The process of applying for and obtaining approval for building plans is set out in the National Building Regulations and Building Standards Act 103 of 1997 (“the NBA”). Very basically, the process is that the proposed plans must be submitted for approval to the local authority’s building department – which then considers them – and if they are happy with them, they are approved.
Is it necessary to notify neighbours?
There is no legal requirement in the NBA requiring an applicant to inform neighbours of an application to approve building plans. However, there might be such a requirement imposed by the by-laws or a policy of the local municipality.
Do neighbours have a right of objection?
In terms of the NBA, neighbours do not have a right to object, unless they are given this right in another law, or the municipality has done something to create an expectation on the part of the neighbours that they have a right to object – such as telling them that they have this right, or inviting them to object, or a practice exists and has existed for some time in terms of which neighbours are given the opportunity to object.

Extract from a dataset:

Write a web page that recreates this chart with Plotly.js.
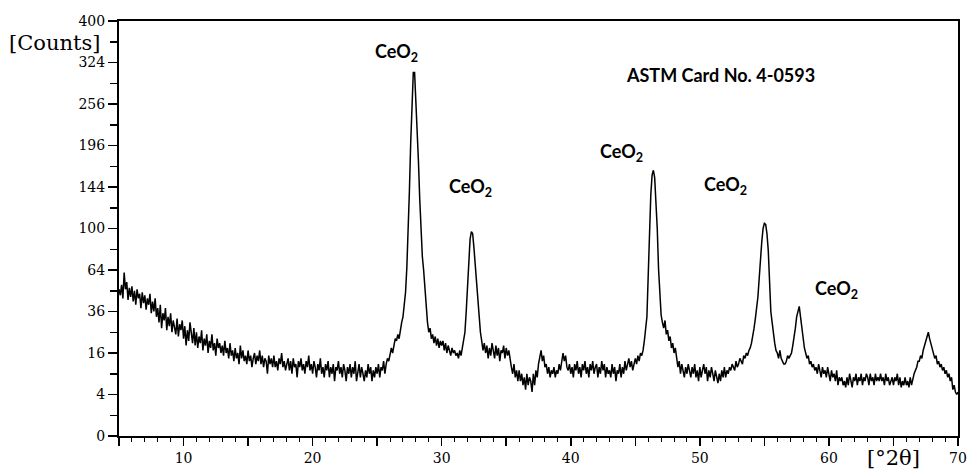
<!DOCTYPE html>
<html>
<head>
<meta charset="utf-8">
<script src="https://cdn.plot.ly/plotly-3.0.1.min.js"></script>
<style>html,body{margin:0;padding:0;background:#fff;}#chart{width:968px;height:469px;}</style>
</head>
<body>
<div id="chart"></div>
<script>
// Scan grid (degrees 2-theta)
const angleStart = 5.0;
const angleStep = 0.1;

// Intensity counts, 10 values per degree (5.0 ... 70.0)
const counts = [
  50, 46, 53, 44, 62, 50, 55, 43, 51, 45,
  52, 42, 49, 40, 50, 44, 47, 38, 48, 41,
  46, 37, 44, 40, 47, 35, 42, 36, 44, 33,
  38, 30, 40, 27, 35, 31, 38, 26, 33, 28,
  35, 25, 31, 27, 24, 32, 23, 29, 26, 31,
  22, 28, 19, 26, 21, 30, 24, 20, 27, 19,
  25, 18, 23, 20, 26, 17, 22, 19, 24, 16,
  21, 18, 24, 17, 20, 15, 22, 18, 20, 16,
  19, 15, 21, 16, 18, 14, 20, 15, 17, 13,
  18, 14, 16, 12, 19, 14, 17, 13, 15, 12,
  17, 13, 15, 11, 14, 16, 12, 15, 13, 17,
  12, 15, 11, 14, 13, 9, 15, 12, 14, 11,
  15, 11, 13, 10, 14, 12, 16, 11, 13, 10,
  12, 14, 10, 13, 9, 14, 11, 12, 8, 13,
  11, 14, 10, 12, 9, 13, 11, 15, 10, 12,
  9, 13, 11, 8, 12, 10, 14, 9, 11, 8,
  12, 10, 13, 8, 11, 9, 12, 7, 11, 10,
  13, 9, 11, 8, 12, 10, 7, 11, 9, 12,
  8, 11, 9, 13, 7, 10, 12, 8, 11, 9,
  7, 10, 8, 12, 9, 11, 7, 10, 8, 11,
  9, 12, 8, 11, 10, 13, 9, 12, 14, 13,
  15, 18, 16, 20, 22, 21, 24, 22, 27, 30,
  33, 40, 48, 66, 95, 140, 200, 270, 307, 307,
  262, 212, 175, 130, 95, 75, 64, 50, 38, 30,
  25, 27, 22, 24, 20, 23, 19, 22, 18, 21,
  19, 21, 17, 20, 16, 19, 17, 15, 18, 16,
  17, 15, 16, 14, 17, 15, 18, 22, 25, 36,
  54, 70, 90, 97, 95, 82, 68, 54, 40, 31,
  25, 21, 17, 20, 16, 19, 14, 18, 15, 20,
  17, 14, 19, 15, 18, 13, 17, 16, 19, 14,
  18, 15, 17, 13, 11, 9, 12, 8, 10, 7,
  10, 7, 9, 6, 8, 5, 9, 6, 8, 7,
  4.5, 9, 6, 10, 8, 12, 14, 17, 13, 15,
  11, 12, 9, 11, 8, 10, 9, 11, 8, 10,
  9, 12, 10, 14, 16, 13, 15, 11, 10, 12,
  9, 11, 8, 12, 10, 13, 9, 11, 8, 12,
  10, 13, 9, 11, 8, 12, 10, 13, 9, 11,
  12, 8, 11, 9, 13, 10, 12, 8, 11, 9,
  10, 8, 12, 9, 11, 7, 10, 9, 12, 8,
  11, 9, 13, 10, 12, 14, 11, 13, 10, 12,
  14, 12, 15, 13, 16, 15, 17, 21, 26, 33,
  60, 100, 135, 158, 164, 155, 130, 100, 65, 45,
  34, 30, 27, 31, 24, 26, 21, 23, 18, 20,
  16, 18, 14, 11, 13, 9, 12, 10, 8, 11,
  9, 12, 10, 8, 11, 9, 12, 8, 10, 7,
  11, 8, 10, 12, 9, 11, 7, 10, 8, 11,
  9, 7, 10, 8, 6.5, 9, 7, 10, 8, 11,
  8, 10, 9, 11, 10, 12, 11, 10, 13, 11,
  12, 14, 13, 12, 15, 14, 16, 15, 17, 18,
  20, 23, 27, 32, 38, 45, 58, 75, 88, 100,
  105, 104, 95, 80, 52, 36, 30, 24, 20, 17,
  16, 14, 17, 14, 13, 12, 12, 13, 15, 14,
  15, 16, 19, 22, 27, 33, 37, 39, 33, 27,
  22, 18, 16, 14, 15, 12, 13, 11, 12, 10,
  11, 9, 12, 10, 8, 11, 9, 10, 8, 11,
  9, 7, 10, 8, 9, 7, 10, 6, 8, 7,
  8, 6, 7, 5.5, 8, 6, 9, 7, 5.5, 8,
  7, 9, 6, 8, 7, 9, 6, 8, 7, 9,
  8, 6, 9, 7, 8, 6, 9, 7, 8, 7,
  9, 7, 8, 6, 9, 7, 8, 6, 7, 8,
  6, 8, 7, 9, 6, 8, 5.5, 7, 6, 8,
  6, 7, 5.5, 8, 6, 8, 9, 10, 11, 13,
  13, 15, 14, 17, 19, 21, 23, 25, 22, 20,
  18, 16, 14, 15, 12, 13, 11, 12, 10, 11,
  9, 10, 8, 9, 7, 8, 5, 6, 4.5, 4,
  4.5
];

// Axis ticks
const countTicks = [0, 4, 16, 36, 64, 100, 144, 196, 256, 324, 400];
const angleTicks = [5, 10, 15, 20, 25, 30, 35, 40, 45, 50, 55, 60, 65, 70];
const angleTickLabels = ['', '10', '', '20', '', '30', '', '40', '', '50', '', '60', '', '70'];

// Peak labels
const peakLabelText = ['CeO<sub>2</sub>', 'CeO<sub>2</sub>', 'CeO<sub>2</sub>', 'CeO<sub>2</sub>', 'CeO<sub>2</sub>'];
const cardText = 'ASTM Card No. 4-0593';

const angles = counts.map((_, i) => +(angleStart + i * angleStep).toFixed(2));
const sqrtCounts = counts.map(c => Math.sqrt(c));

const trace = {
  x: angles,
  y: sqrtCounts,
  type: 'scatter',
  mode: 'lines',
  line: {color: '#000', width: 1.5},
  hoverinfo: 'skip'
};

const labelPos = [[26.52, 18.46], [32.2, 12.0], [43.9, 13.64], [52.0, 12.05], [60.6, 7.08]];
const labelFont = {family: 'Lato, "Liberation Sans", sans-serif', size: 18, color: '#000'};

const annotations = peakLabelText.map((t, i) => ({
  x: labelPos[i][0], y: labelPos[i][1], xref: 'x', yref: 'y',
  text: '<b>' + t + '</b>', showarrow: false, xanchor: 'center', yanchor: 'middle',
  font: labelFont
}));
annotations.push({
  x: 51.6, y: 17.4, xref: 'x', yref: 'y', text: '<b>' + cardText + '</b>',
  showarrow: false, xanchor: 'center', yanchor: 'middle', font: labelFont
});
annotations.push({
  x: -0.02, y: 0.947, xref: 'paper', yref: 'paper', text: '[Counts]',
  showarrow: false, xanchor: 'right', yanchor: 'middle',
  font: {family: '"DejaVu Serif", serif', size: 21, color: '#000'}
});
annotations.push({
  x: 0.9237, y: -0.053, xref: 'paper', yref: 'paper', text: '[°2θ]',
  showarrow: false, xanchor: 'center', yanchor: 'middle',
  font: {family: '"DejaVu Serif", serif', size: 21, color: '#000'}
});

const tickFont = {family: '"DejaVu Serif", serif', size: 14, color: '#000'};

const layout = {
  width: 968, height: 469,
  margin: {l: 119, r: 10, t: 21, b: 33},
  paper_bgcolor: '#fff', plot_bgcolor: '#fff',
  showlegend: false,
  xaxis: {
    range: [5, 70], showgrid: false, zeroline: false,
    showline: true, linecolor: '#000', linewidth: 2, mirror: true,
    tickmode: 'array', tickvals: angleTicks, ticktext: angleTickLabels,
    ticks: 'outside', ticklen: 8, tickwidth: 1.5, tickcolor: '#000',
    tickfont: tickFont,
    minor: {tickmode: 'linear', tick0: 5, dtick: 1, ticks: 'outside', ticklen: 4, tickwidth: 1, tickcolor: '#000', showgrid: false}
  },
  yaxis: {
    range: [0, 20], showgrid: false, zeroline: false,
    showline: true, linecolor: '#000', linewidth: 2, mirror: true,
    tickmode: 'array', tickvals: countTicks.map(Math.sqrt), ticktext: countTicks.map(String),
    ticks: 'outside', ticklen: 9, tickwidth: 1.5, tickcolor: '#000',
    tickfont: tickFont,
    minor: {tickmode: 'linear', tick0: 0, dtick: 1, ticks: 'outside', ticklen: 7, tickwidth: 1.5, tickcolor: '#000', showgrid: false}
  },
  annotations: annotations
};

Plotly.newPlot('chart', [trace], layout, {displayModeBar: false, staticPlot: true});
</script>
</body>
</html>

This has been confirmed by our courts in the Walele v City of Cape Town and Others.
Not necessarily. The municipality is bound to consider the objection, but must still make up its own mind as to whether the plans should be approved or not.
Does this mean that the rights of neighbours are not taken into account at all?
No. The municipality is obliged to take into account the rights of neighbours (and how the proposed building will affect the rights of the neighbours) in terms of section 7 of the NBA. It is precisely because the law provides that the municipality must, as a default position, take into account the rights of neighbours, that no provision for neighbours to object is provided for in the NBA.